— begin —

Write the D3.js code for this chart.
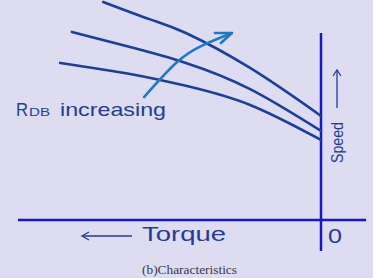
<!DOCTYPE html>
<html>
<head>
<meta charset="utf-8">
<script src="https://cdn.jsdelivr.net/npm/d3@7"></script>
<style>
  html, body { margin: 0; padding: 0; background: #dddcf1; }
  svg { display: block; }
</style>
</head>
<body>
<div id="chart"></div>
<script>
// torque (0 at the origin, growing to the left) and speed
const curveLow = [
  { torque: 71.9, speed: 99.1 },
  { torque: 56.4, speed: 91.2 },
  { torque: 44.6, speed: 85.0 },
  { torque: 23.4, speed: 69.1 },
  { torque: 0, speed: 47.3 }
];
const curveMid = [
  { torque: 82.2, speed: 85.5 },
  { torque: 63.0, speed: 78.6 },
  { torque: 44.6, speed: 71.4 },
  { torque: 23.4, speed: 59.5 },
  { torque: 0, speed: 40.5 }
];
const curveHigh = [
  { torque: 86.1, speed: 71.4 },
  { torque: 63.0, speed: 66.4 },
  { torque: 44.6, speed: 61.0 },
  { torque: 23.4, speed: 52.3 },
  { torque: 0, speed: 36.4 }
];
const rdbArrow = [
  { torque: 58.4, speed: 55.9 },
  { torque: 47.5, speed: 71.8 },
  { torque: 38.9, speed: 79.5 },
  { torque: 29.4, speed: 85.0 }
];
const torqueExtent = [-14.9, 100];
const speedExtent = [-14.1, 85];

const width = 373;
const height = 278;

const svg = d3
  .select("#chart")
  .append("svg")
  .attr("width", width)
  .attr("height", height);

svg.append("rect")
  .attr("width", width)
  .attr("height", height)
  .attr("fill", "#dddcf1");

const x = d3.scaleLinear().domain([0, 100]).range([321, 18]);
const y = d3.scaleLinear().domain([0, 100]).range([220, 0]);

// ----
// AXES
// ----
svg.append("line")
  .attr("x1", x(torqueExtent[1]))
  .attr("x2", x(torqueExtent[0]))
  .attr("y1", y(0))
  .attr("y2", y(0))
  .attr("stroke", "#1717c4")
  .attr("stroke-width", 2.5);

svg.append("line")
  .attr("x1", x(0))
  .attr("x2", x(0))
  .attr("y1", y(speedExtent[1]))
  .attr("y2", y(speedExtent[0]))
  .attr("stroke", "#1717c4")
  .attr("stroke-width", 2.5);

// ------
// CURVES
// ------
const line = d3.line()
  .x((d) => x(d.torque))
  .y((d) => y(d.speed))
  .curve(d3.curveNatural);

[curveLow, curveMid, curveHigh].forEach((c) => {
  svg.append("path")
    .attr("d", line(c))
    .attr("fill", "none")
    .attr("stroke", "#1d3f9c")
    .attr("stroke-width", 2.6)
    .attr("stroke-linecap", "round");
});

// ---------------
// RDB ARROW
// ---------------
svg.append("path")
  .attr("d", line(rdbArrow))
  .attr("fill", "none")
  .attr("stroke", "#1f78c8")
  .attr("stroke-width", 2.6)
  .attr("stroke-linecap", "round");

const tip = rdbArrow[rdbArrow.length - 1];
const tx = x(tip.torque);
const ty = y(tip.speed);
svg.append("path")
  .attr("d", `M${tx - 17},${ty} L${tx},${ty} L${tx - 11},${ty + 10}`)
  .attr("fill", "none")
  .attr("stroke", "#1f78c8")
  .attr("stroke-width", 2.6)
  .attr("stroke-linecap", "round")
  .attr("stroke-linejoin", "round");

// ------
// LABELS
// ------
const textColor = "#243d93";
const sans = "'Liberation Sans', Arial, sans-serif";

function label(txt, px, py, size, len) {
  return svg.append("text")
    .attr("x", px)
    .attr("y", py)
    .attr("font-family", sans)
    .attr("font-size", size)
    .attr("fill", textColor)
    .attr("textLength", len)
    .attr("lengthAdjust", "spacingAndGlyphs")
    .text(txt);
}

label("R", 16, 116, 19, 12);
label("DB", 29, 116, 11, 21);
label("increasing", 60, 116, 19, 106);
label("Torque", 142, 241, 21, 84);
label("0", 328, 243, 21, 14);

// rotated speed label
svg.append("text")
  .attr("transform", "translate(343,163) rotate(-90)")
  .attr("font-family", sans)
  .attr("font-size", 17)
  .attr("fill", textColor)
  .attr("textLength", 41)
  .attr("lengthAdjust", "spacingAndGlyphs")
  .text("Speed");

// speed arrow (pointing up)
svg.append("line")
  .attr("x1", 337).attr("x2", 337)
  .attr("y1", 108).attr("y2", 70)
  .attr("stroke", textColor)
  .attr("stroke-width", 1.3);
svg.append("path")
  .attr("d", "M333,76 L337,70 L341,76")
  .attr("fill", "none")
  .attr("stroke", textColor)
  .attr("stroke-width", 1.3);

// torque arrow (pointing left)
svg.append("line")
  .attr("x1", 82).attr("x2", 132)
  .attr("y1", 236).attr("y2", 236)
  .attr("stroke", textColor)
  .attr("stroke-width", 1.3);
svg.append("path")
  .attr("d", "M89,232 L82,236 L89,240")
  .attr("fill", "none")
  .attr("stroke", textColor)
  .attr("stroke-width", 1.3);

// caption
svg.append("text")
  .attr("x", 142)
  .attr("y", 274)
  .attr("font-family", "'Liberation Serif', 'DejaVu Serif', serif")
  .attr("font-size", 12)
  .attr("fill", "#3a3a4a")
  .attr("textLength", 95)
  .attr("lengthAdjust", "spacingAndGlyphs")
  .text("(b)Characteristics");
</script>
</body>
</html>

— end —

■ Task prompt: Report all lines of the data that include the word "chart".

■ Reply:
Write the D3.js code for this chart.
<div id="chart"></div>
  .select("#chart")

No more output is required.